REQUIRED TASK: Find each line with the string "this" and copy it.

RECORDS SUPPLIED:
----

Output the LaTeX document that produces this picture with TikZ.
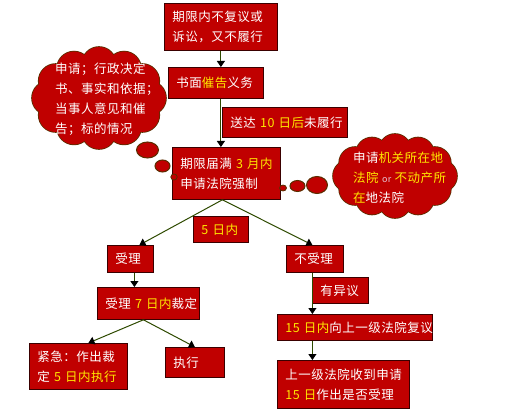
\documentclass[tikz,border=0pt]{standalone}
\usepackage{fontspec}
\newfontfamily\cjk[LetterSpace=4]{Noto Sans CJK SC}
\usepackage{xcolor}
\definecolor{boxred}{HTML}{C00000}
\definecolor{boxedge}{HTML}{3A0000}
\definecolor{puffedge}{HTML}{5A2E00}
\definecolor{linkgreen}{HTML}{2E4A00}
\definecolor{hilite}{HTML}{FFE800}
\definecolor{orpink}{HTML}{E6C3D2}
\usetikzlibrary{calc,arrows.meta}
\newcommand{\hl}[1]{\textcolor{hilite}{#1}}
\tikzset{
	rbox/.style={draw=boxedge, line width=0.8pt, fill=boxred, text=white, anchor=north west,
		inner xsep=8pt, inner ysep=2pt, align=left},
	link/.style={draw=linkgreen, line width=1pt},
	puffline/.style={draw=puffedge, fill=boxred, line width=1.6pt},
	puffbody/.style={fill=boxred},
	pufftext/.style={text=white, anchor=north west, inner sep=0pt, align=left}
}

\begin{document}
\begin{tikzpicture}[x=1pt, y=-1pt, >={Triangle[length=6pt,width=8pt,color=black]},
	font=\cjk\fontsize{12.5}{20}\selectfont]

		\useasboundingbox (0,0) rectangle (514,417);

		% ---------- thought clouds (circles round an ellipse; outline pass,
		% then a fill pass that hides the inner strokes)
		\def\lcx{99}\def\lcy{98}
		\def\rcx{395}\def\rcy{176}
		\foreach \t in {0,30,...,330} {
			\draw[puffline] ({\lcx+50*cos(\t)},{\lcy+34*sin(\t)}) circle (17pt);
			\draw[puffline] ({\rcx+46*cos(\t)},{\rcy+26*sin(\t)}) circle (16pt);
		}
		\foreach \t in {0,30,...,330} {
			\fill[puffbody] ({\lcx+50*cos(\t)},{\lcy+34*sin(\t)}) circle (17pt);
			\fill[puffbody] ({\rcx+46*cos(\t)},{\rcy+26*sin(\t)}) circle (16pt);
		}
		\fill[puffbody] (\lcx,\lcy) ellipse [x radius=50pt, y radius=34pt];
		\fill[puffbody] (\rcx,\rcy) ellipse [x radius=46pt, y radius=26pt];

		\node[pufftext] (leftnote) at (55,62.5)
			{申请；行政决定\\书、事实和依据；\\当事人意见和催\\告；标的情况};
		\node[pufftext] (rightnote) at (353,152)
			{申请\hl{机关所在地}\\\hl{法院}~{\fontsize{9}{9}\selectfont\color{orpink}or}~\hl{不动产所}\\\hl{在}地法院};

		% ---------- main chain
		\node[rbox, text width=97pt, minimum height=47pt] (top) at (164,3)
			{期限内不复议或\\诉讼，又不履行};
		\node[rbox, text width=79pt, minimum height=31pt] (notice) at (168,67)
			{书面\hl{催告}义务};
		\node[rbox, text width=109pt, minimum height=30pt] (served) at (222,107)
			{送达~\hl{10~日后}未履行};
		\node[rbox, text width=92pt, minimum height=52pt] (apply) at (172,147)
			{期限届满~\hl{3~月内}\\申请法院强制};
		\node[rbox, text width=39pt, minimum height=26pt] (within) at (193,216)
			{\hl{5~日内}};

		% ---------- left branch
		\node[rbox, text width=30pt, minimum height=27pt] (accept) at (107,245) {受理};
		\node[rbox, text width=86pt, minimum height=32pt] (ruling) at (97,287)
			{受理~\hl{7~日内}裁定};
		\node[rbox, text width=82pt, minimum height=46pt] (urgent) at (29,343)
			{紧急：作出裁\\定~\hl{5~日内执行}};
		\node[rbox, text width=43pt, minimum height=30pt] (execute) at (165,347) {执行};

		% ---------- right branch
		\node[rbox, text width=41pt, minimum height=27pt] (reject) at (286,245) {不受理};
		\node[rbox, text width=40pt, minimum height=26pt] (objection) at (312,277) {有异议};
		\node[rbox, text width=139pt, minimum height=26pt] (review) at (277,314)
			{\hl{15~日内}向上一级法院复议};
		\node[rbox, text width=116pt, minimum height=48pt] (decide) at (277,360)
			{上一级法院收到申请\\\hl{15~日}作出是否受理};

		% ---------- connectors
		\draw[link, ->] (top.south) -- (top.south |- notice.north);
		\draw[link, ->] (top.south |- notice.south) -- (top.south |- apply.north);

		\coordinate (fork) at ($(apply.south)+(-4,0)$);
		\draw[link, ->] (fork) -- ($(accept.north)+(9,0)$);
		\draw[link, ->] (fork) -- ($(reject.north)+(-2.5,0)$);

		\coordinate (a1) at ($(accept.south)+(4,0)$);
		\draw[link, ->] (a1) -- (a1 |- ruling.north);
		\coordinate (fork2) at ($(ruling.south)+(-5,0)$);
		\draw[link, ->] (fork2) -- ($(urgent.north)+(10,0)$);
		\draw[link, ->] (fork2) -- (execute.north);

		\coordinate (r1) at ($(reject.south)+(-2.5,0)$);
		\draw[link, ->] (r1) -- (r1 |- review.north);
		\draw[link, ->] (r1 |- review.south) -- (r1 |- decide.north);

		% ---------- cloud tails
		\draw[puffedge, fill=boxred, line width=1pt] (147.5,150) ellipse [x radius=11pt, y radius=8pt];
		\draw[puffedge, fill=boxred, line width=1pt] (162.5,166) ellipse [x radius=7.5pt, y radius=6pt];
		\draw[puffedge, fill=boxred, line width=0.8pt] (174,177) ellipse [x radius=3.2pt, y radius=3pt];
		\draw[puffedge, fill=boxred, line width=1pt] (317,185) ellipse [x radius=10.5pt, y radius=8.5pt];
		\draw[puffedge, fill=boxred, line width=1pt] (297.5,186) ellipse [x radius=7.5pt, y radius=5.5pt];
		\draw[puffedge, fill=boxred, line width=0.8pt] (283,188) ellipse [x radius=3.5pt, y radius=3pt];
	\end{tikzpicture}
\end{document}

----

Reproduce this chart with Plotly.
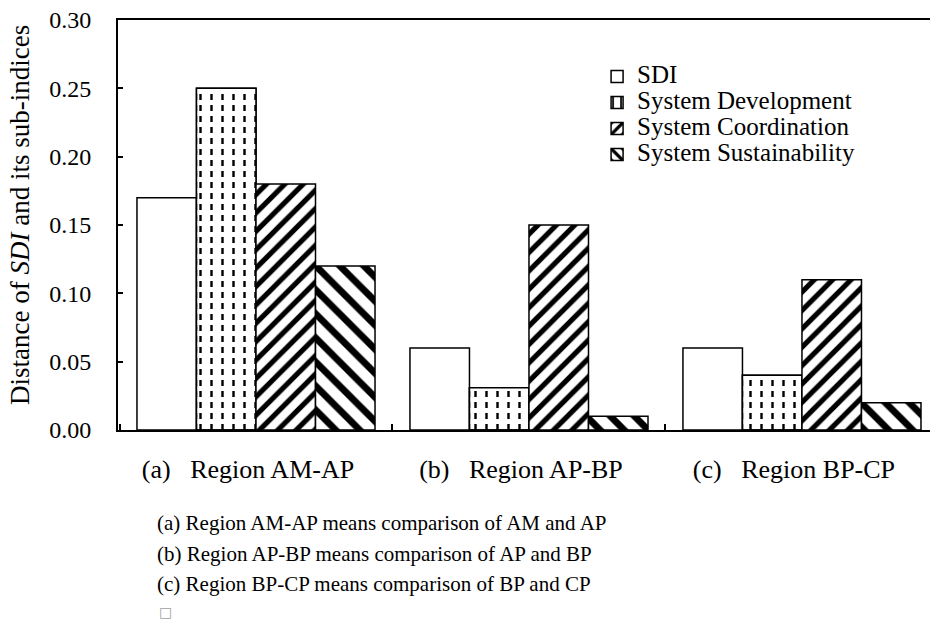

----

EXPECTED ANSWER:
Output the LaTeX document that produces this picture with TikZ.
Reproduce this chart with Plotly.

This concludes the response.